# What needs to be done:
Reproduce each line bearing the word "this".

# Raw data:
# # # #
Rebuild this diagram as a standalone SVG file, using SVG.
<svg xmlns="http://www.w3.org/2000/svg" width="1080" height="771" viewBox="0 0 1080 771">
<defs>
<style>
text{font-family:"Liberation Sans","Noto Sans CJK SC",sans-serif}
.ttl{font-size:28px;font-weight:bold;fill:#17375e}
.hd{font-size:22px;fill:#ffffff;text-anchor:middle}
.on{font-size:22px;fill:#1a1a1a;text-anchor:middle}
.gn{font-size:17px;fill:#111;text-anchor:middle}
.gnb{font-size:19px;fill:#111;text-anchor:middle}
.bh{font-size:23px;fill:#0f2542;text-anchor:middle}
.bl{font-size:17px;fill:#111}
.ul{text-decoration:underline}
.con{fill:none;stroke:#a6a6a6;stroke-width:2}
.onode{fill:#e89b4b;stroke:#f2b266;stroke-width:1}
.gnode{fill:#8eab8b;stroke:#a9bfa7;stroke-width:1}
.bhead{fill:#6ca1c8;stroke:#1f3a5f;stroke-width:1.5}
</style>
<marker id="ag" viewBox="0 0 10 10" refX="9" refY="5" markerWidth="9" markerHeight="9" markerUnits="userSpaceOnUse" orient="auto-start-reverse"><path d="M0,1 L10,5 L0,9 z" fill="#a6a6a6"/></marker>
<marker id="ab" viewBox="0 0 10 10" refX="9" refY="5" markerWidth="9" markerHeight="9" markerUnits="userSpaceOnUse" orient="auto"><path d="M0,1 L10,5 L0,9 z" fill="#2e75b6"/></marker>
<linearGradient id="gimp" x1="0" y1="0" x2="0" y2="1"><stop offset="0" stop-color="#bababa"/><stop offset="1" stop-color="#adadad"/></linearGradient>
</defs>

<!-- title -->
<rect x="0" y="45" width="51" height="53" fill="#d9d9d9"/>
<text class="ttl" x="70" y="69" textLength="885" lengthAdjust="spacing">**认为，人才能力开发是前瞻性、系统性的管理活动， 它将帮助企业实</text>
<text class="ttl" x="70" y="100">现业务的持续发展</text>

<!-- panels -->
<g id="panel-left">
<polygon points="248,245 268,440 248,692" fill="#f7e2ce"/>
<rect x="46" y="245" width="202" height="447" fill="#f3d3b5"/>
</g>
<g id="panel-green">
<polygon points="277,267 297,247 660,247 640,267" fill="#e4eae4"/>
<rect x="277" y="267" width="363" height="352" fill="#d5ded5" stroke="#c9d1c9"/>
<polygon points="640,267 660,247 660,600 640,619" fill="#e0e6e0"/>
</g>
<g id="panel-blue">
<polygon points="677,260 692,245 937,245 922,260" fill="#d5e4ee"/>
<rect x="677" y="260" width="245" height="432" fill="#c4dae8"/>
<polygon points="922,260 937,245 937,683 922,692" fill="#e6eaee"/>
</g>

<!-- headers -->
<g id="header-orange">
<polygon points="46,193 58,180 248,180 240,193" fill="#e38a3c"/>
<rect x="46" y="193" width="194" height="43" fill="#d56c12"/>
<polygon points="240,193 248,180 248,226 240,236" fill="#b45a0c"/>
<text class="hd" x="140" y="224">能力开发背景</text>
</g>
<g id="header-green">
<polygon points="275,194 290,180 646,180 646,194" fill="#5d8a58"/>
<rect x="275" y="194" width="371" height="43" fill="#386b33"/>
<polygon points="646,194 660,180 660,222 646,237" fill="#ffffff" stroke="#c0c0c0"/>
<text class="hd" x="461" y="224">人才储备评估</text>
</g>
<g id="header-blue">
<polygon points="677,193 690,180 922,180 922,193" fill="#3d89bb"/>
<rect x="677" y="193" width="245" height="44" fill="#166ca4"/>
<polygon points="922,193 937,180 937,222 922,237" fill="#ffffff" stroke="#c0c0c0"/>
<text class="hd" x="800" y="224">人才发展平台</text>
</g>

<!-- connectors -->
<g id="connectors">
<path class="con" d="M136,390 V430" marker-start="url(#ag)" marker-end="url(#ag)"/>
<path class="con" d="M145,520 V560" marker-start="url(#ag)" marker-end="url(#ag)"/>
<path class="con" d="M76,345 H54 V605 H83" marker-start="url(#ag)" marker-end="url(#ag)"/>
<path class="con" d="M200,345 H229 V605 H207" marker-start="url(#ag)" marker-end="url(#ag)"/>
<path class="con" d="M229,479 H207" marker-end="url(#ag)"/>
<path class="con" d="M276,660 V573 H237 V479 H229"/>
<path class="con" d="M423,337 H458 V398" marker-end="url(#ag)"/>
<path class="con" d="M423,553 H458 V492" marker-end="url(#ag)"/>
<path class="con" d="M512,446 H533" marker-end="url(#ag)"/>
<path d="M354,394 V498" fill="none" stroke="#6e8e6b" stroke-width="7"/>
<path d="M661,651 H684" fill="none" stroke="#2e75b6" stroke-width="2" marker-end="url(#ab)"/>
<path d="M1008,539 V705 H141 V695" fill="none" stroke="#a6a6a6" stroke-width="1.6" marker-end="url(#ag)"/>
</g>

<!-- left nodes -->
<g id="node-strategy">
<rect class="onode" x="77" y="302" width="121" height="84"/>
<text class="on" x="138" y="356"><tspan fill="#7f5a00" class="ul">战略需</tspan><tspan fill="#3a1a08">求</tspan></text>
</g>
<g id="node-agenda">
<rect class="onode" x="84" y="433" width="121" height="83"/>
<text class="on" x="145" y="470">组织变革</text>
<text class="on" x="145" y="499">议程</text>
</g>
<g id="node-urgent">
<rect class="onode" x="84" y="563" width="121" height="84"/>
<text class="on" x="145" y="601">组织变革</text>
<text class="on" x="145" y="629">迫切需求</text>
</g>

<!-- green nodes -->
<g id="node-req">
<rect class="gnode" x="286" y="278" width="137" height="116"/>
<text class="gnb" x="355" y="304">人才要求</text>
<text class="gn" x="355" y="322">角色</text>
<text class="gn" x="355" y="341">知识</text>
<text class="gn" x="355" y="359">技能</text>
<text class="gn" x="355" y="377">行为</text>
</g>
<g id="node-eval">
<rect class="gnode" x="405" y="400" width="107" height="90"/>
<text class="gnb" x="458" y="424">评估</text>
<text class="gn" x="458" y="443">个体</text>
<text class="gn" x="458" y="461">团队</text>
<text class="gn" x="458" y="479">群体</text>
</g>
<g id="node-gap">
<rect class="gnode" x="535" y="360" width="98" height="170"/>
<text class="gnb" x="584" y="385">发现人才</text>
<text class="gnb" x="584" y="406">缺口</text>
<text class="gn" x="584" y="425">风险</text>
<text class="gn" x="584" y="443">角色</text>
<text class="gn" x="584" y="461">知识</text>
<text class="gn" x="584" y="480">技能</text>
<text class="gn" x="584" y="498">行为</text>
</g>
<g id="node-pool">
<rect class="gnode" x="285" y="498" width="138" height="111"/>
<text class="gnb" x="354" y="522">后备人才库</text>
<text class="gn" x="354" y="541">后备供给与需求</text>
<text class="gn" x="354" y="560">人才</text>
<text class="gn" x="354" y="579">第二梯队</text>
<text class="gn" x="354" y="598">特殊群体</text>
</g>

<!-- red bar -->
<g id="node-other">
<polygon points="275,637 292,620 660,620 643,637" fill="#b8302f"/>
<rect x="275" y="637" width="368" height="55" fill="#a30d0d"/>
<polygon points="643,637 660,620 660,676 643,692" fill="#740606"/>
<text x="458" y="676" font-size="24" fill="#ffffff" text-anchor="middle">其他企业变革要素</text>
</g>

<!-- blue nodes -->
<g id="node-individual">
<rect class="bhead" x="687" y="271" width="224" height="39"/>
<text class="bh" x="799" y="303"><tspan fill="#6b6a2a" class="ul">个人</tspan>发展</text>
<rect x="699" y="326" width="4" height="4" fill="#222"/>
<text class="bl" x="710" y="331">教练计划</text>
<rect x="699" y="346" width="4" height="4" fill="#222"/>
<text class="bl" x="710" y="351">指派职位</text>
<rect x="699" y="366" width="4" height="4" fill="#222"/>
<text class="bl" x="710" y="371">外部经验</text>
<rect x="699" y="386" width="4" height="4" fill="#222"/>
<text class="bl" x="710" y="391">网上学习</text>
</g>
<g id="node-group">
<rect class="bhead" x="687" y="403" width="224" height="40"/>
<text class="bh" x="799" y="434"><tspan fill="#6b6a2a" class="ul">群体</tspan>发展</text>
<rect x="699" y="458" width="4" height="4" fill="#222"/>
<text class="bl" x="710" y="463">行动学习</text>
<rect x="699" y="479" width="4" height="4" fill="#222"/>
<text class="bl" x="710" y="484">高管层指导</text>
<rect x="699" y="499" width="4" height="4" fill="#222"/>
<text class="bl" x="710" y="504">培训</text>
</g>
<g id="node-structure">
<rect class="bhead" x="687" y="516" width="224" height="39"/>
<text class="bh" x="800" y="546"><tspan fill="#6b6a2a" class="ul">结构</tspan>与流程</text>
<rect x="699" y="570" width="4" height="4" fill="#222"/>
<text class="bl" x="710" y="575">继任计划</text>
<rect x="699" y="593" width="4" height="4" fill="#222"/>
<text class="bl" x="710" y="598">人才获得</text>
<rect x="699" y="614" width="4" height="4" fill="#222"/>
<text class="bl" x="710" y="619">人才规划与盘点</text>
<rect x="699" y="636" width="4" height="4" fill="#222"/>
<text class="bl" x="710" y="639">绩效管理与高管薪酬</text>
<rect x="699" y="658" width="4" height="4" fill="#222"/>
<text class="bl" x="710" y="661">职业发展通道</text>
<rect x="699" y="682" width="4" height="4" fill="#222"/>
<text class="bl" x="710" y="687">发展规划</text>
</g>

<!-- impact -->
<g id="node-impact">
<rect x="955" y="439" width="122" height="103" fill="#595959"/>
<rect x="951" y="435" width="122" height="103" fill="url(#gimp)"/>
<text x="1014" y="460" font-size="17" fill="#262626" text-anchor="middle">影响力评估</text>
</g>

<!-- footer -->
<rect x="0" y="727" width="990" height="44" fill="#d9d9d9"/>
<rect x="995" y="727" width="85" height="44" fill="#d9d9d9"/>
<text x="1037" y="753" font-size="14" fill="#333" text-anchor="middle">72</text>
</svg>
# # # #
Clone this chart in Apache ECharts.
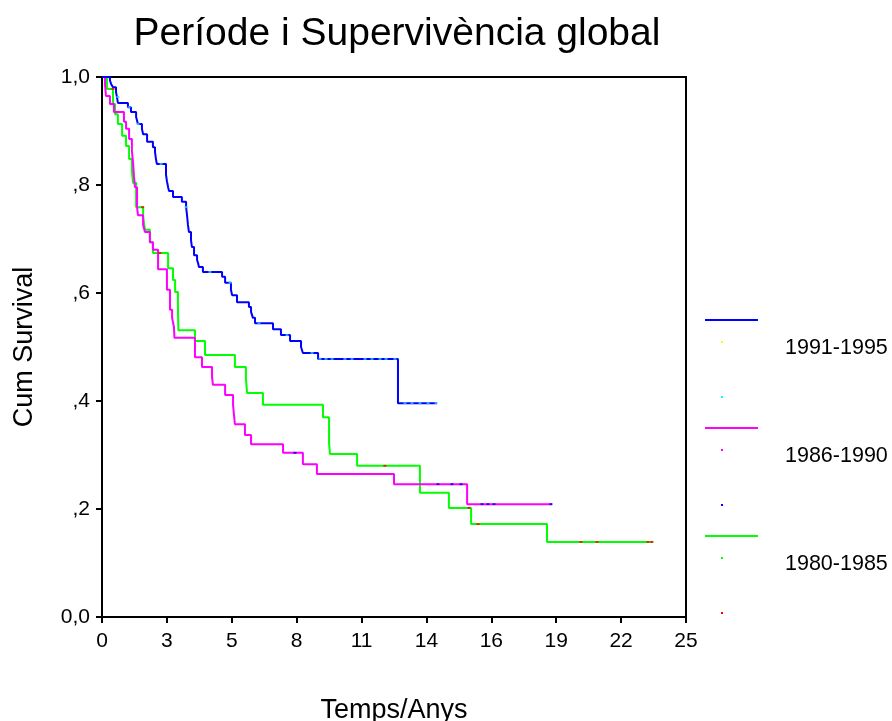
# # # #
# Right answer:
Rebuild this diagram as a standalone SVG file, using SVG.
Clone this chart in Apache ECharts.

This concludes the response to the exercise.